Ireland's one-time richest man was this week declared bankrupt in a Dublin court, and famously claimed in November that he had just €11,000 (£9,000) in the bank.

In his first detailed interview since his empire collapsed, Mr Quinn spoke about his family, his relationship with Anglo Irish Bank and his hopes for a future comeback.

Mr Quinn also claimed for the first time that former Anglo boss David Drumm told him that he was taking security against Mr Quinn's €2.8bn (£2.3bn) loans for "cosmetic reasons" alone.

He said that he therefore believed personal guarantees and claims over the Quinn Group's shares would never be enforced.

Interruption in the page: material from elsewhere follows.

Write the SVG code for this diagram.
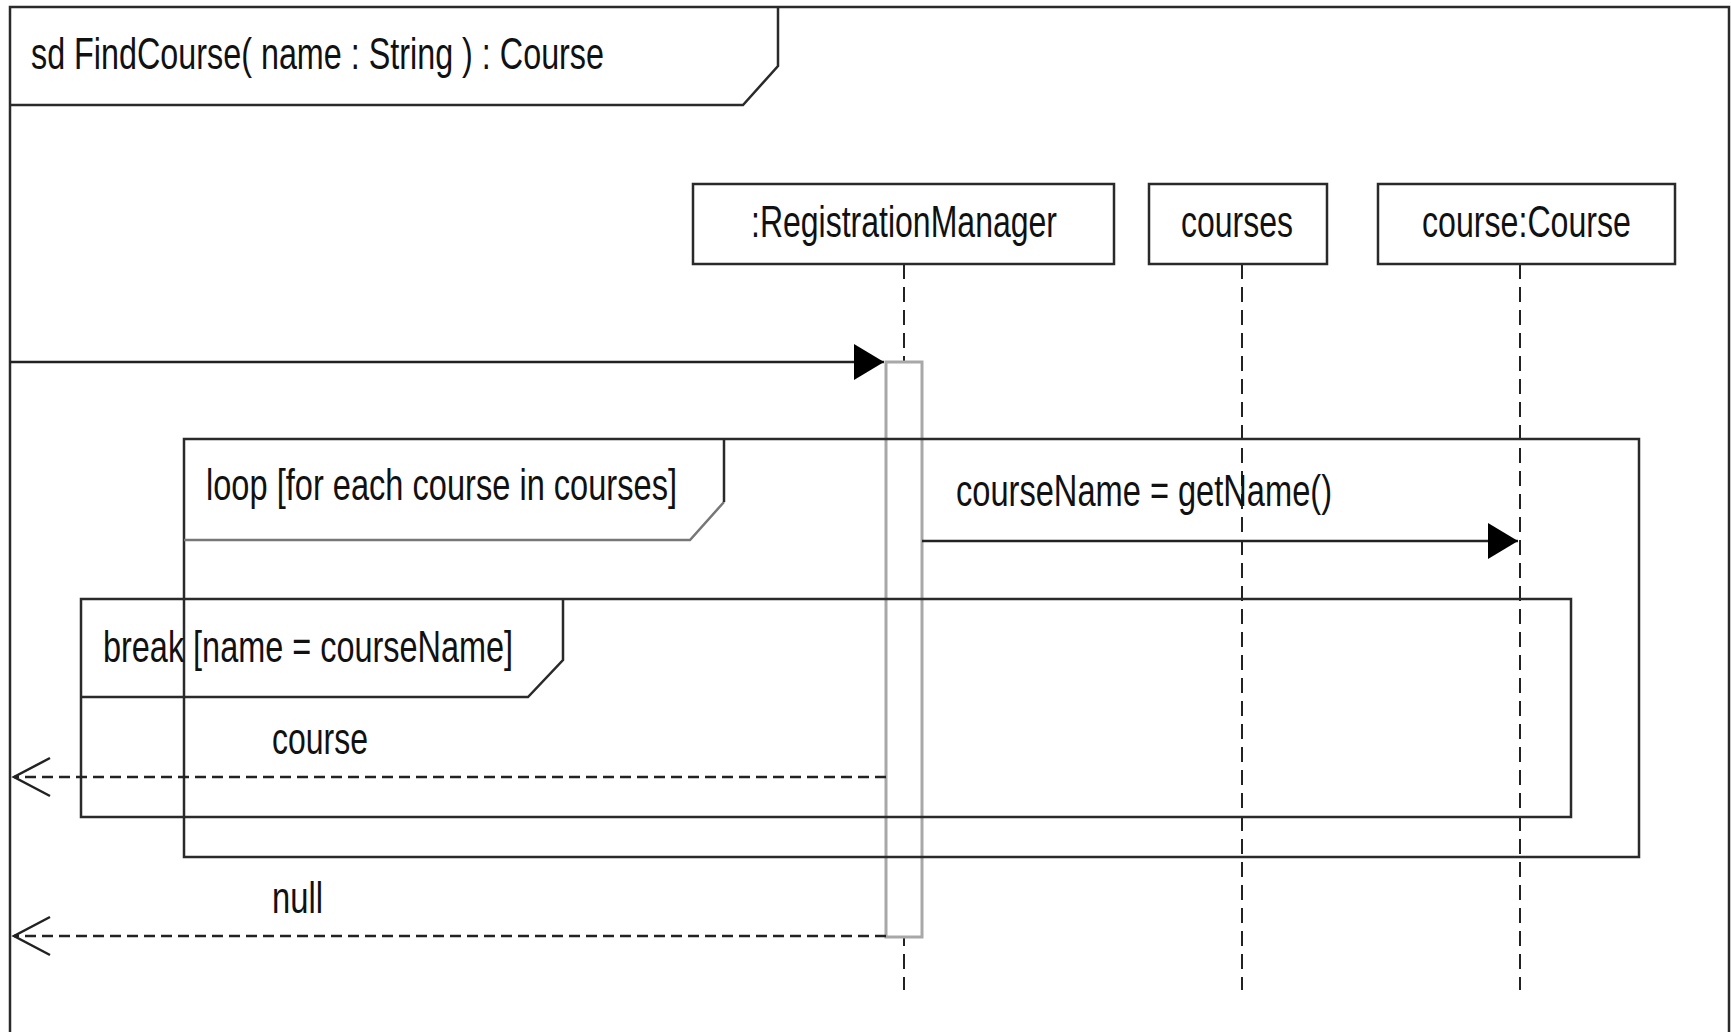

He says now that he would have sold down his stake in Anglo in September 2007 at a loss of €750m (£625m) had the bank's bosses asked him to. It didn't happen because Anglo didn't ask and he didn't offer.

Over the following months, Mr Quinn said it was "made very clear" that any sale by him would have adversely affected the bank.

"It was about the green jersey, we have to work together," he says.

As to his own future, Quinn says he's facing having to survive on a stipend to cover "reasonable living expenses" for the next 12 years at least, and he'll have to give up everything of value he owns.

But he appears more concerned for the future of the Quinn Group, describing the "destruction" of the empire since Anglo installed a share receiver at the businesses.

Mr Quinn also predicted that Anglo "wouldn't get a penny back" from its seizure of the group because so much value was ceded to bondholders and the company's performance has deteriorated.